In August of 1999, my father, then just 67, fell ill at 0240 while my family was staying with he and my mother on a vacation. I took him to the local hospital; his pain was debilitating, localized just above the pelvic region.
After initial medical triage, he was transferred to the larger city hospital, where his condition worsened. He fought fever of unknown origin, underwent exploratory surgery, became confused and comatose, and after a total of 30 days from start to finish, he passed away.
As the hospital bore some degree of suspected negligence (they incorrectly inserted his feeding tube into one side of the lung, after which he unsurprisingly developed pneumonia), we retained a medical investigate attorney. After the hospital records were received and studied, our attorney informed us that, on examination, my father’s death was caused by viral encephalitis, most likely acquired via a mosquito carrying West Nile virus.
The bottom line: This was Iowa in 1999; West Nile is here to stay. – T.K.

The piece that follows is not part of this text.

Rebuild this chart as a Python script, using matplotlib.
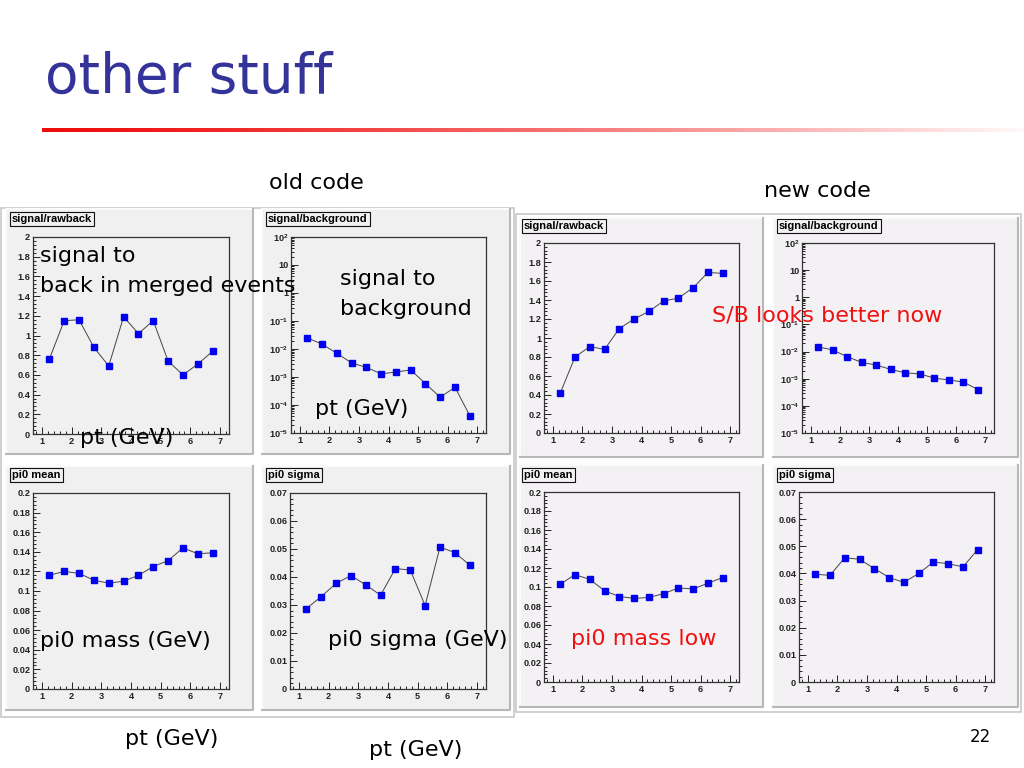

Hugh Replies: This is certainly a wake-up call on multiple levels. Do we have what is necessary to protect against a vector transmitted virus, like West Nile? Do we have the skill and preps to treat a person infected, or at least access to someone who does? These are things that can be critical in areas that are known to have this virus (which seems to be an ever-expanding area). At the most basic level, prevention is prudent. While I keep DEET-based products around, I dislike using them on bare skin. We are learning, however, that there are effective alternatives with far fewer risk factors that seem to be just as effective, though not as long lasting. These could be critical skills and knowledge to have in the future.